Selon sa définition classique – systématisée durant les années 1950 par Carl Friedrich et Zbigniew Brzezinski –, le totalitarisme suppose différents éléments corrélés et indissociables, également présents dans le nazisme et dans le communisme. Tout d’abord, la suppression de l’État de droit fondé sur la séparation des pouvoirs – donc la domination de l’exécutif – et l’élimination de la démocratie représentative, qui reconnaissent les libertés individuelles et collectives par une charte constitutionnelle. Deuxièmement, l’introduction de la censure et l’instauration du monopole étatique sur les moyens de communication afin d’imposer une idéologie officielle. Troisièmement, un parti unique dirigé par un chef charismatique, objet d’un culte presque religieux exercé par la masse de ses adeptes.

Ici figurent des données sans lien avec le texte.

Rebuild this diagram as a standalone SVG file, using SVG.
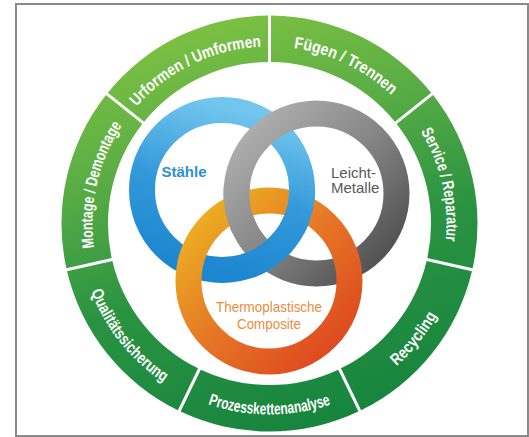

Les slogans sur les portails d’entrée des Goulags, visant à exalter le travail forcé, source « d’honneur et de gloire, de valeur et d’héroïsme », voire de « félicité », évoquent l’aphorisme célèbre d’Auschwitz : « le travail rend libre ». Mais l’analogie est trompeuse.
Quatrièmement, la violence comme forme de gouvernement, grâce à la mise en place d’un système concentrationnaire tendant à l’exclusion sinon à l’élimination des adversaires politiques et des groupes ou individus considérés comme étrangers à une communauté homogène sur les plans politique, national ou racial. Enfin, un fort interventionnisme étatique marqué par une planification autoritaire et centralisée de l’économie.

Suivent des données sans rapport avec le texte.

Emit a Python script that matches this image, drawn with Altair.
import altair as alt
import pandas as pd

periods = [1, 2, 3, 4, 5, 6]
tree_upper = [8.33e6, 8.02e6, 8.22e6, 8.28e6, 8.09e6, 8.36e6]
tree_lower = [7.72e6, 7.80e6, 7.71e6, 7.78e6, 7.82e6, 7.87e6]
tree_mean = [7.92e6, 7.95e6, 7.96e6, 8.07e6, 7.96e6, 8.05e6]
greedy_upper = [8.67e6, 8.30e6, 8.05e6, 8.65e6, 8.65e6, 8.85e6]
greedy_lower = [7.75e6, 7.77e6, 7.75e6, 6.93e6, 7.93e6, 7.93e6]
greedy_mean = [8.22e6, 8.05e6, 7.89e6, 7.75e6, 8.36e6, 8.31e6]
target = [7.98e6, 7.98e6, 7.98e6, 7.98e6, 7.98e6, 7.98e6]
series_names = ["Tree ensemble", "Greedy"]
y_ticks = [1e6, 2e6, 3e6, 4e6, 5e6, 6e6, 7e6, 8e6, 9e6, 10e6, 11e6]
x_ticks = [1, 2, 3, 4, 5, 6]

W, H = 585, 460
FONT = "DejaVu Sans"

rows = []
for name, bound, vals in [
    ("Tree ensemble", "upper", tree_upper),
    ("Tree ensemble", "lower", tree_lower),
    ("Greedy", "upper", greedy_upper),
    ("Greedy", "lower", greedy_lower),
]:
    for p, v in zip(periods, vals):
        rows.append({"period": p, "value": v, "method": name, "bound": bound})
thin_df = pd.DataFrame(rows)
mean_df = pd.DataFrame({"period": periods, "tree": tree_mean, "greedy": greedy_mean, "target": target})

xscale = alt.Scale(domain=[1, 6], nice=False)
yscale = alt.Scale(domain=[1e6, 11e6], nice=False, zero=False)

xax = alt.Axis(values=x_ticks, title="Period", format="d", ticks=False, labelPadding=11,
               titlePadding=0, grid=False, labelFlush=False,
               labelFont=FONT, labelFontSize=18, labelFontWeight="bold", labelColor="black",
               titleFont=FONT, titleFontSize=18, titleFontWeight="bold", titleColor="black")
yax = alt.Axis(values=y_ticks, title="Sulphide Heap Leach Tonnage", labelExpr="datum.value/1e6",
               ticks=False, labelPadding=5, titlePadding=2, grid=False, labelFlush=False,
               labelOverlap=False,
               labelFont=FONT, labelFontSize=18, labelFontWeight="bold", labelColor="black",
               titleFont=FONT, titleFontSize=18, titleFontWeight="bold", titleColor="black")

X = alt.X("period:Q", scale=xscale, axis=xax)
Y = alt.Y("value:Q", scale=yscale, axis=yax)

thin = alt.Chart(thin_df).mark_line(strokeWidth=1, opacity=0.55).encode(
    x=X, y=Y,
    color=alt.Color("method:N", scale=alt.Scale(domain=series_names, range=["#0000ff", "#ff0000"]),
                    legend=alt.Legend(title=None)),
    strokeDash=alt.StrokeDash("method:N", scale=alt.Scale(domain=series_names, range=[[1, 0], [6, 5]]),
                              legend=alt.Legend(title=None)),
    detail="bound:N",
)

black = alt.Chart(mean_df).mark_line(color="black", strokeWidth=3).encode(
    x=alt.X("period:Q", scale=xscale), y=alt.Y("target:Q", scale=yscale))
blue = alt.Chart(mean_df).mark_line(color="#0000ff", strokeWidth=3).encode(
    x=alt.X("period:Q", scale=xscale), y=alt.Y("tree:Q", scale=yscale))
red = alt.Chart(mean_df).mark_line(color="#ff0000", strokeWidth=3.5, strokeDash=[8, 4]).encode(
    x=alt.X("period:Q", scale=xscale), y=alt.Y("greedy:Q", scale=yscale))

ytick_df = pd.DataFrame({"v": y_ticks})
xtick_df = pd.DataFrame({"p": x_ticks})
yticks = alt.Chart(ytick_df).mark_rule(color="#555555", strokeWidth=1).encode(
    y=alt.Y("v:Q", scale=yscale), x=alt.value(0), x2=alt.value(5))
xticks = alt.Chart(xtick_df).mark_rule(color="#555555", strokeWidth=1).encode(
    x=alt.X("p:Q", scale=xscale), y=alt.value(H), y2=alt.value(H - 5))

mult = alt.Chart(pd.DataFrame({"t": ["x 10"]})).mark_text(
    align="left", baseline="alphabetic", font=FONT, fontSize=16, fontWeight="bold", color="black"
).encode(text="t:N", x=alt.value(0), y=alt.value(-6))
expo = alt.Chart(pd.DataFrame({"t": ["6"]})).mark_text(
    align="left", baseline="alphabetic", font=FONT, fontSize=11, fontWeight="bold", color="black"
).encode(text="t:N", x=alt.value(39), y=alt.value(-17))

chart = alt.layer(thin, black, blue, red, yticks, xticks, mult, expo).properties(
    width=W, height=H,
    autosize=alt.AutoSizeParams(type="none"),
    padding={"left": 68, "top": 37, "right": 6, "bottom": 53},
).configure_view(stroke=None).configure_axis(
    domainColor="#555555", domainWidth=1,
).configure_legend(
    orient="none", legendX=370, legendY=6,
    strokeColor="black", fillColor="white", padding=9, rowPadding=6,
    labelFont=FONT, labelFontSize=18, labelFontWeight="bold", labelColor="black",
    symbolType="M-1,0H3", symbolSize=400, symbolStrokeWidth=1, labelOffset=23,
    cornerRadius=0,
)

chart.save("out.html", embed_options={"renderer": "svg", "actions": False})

Bien que l’on puisse facilement repérer l’ensemble de ces caractéristiques dans le nazisme et dans le communisme soviétique, force est de constater que cette définition est pour le moins statique et superficielle. Dans ses formes idéal-typiques, le totalitarisme est un modèle abstrait qui, souvent, correspond davantage aux fantaisies littéraires de George Orwell qu’au fonctionnement réel des régimes fascistes ou communistes. Un simple regard sur l’origine, l’évolution et le contenu social de ces régimes, révèle des différences très profondes quant à leur durée, leur idéologie et leur contenu social.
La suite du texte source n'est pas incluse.